→ Stated exercise
Repeat the data word for word. Do not include the pictures.

→ Material
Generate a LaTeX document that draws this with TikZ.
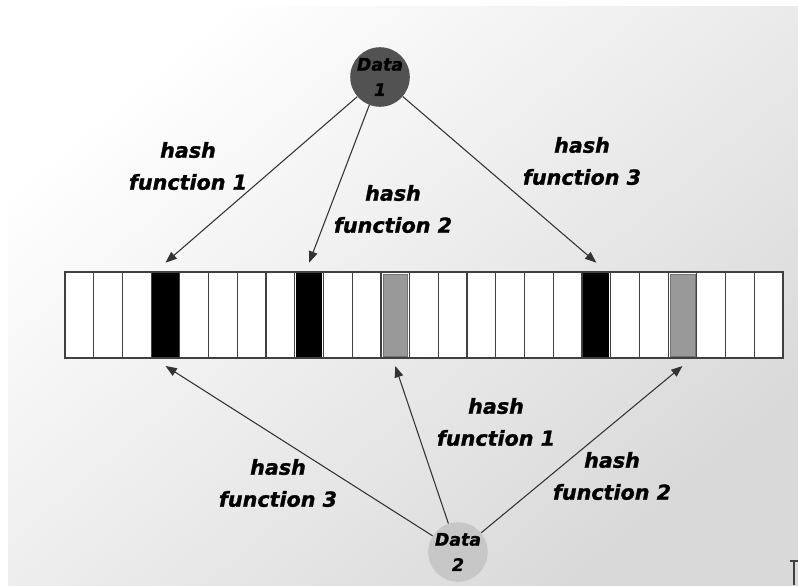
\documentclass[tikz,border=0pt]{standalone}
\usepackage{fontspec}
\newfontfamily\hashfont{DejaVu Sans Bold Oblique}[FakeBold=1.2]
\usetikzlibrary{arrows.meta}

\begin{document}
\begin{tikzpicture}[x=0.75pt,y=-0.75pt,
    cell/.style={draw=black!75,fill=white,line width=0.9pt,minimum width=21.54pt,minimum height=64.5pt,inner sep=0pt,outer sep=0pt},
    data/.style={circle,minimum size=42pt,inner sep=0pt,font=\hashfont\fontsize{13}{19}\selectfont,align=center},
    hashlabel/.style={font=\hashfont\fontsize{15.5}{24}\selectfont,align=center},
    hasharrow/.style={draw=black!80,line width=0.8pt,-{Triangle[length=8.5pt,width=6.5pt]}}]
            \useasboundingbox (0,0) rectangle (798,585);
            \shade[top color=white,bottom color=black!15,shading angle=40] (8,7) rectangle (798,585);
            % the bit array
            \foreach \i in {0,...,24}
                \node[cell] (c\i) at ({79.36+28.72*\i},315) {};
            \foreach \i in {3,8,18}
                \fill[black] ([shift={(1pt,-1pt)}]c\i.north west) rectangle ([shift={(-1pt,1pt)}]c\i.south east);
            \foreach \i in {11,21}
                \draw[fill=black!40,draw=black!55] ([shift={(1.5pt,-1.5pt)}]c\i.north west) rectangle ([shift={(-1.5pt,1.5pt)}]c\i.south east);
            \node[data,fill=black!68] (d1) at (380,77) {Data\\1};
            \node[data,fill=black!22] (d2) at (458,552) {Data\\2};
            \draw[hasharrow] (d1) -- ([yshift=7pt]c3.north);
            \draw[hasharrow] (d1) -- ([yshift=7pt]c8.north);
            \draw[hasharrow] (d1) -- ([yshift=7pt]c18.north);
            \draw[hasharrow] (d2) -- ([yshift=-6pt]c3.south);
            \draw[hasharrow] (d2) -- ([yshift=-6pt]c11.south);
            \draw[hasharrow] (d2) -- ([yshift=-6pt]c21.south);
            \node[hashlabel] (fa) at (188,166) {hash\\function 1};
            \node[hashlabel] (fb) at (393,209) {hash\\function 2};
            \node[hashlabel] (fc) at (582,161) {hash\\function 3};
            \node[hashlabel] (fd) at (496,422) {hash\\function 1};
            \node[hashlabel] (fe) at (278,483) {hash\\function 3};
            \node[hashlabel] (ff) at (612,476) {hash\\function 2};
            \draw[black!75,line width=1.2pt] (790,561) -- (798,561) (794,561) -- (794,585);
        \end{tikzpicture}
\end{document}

→ Solution to the exercise
Generate a LaTeX document that draws this with TikZ.
\documentclass[tikz,border=0pt]{standalone}
\usepackage{fontspec}
\newfontfamily\hashfont{DejaVu Sans Bold Oblique}[FakeBold=1.2]
\usetikzlibrary{arrows.meta}

\begin{document}
\begin{tikzpicture}[x=0.75pt,y=-0.75pt,
    cell/.style={draw=black!75,fill=white,line width=0.9pt,minimum width=21.54pt,minimum height=64.5pt,inner sep=0pt,outer sep=0pt},
    data/.style={circle,minimum size=42pt,inner sep=0pt,font=\hashfont\fontsize{13}{19}\selectfont,align=center},
    hashlabel/.style={font=\hashfont\fontsize{15.5}{24}\selectfont,align=center},
    hasharrow/.style={draw=black!80,line width=0.8pt,-{Triangle[length=8.5pt,width=6.5pt]}}]
            \useasboundingbox (0,0) rectangle (798,585);
            \shade[top color=white,bottom color=black!15,shading angle=40] (8,7) rectangle (798,585);
            % the bit array
            \foreach \i in {0,...,24}
                \node[cell] (c\i) at ({79.36+28.72*\i},315) {};
            \foreach \i in {3,8,18}
                \fill[black] ([shift={(1pt,-1pt)}]c\i.north west) rectangle ([shift={(-1pt,1pt)}]c\i.south east);
            \foreach \i in {11,21}
                \draw[fill=black!40,draw=black!55] ([shift={(1.5pt,-1.5pt)}]c\i.north west) rectangle ([shift={(-1.5pt,1.5pt)}]c\i.south east);
            \node[data,fill=black!68] (d1) at (380,77) {Data\\1};
            \node[data,fill=black!22] (d2) at (458,552) {Data\\2};
            \draw[hasharrow] (d1) -- ([yshift=7pt]c3.north);
            \draw[hasharrow] (d1) -- ([yshift=7pt]c8.north);
            \draw[hasharrow] (d1) -- ([yshift=7pt]c18.north);
            \draw[hasharrow] (d2) -- ([yshift=-6pt]c3.south);
            \draw[hasharrow] (d2) -- ([yshift=-6pt]c11.south);
            \draw[hasharrow] (d2) -- ([yshift=-6pt]c21.south);
            \node[hashlabel] (fa) at (188,166) {hash\\function 1};
            \node[hashlabel] (fb) at (393,209) {hash\\function 2};
            \node[hashlabel] (fc) at (582,161) {hash\\function 3};
            \node[hashlabel] (fd) at (496,422) {hash\\function 1};
            \node[hashlabel] (fe) at (278,483) {hash\\function 3};
            \node[hashlabel] (ff) at (612,476) {hash\\function 2};
            \draw[black!75,line width=1.2pt] (790,561) -- (798,561) (794,561) -- (794,585);
        \end{tikzpicture}
\end{document}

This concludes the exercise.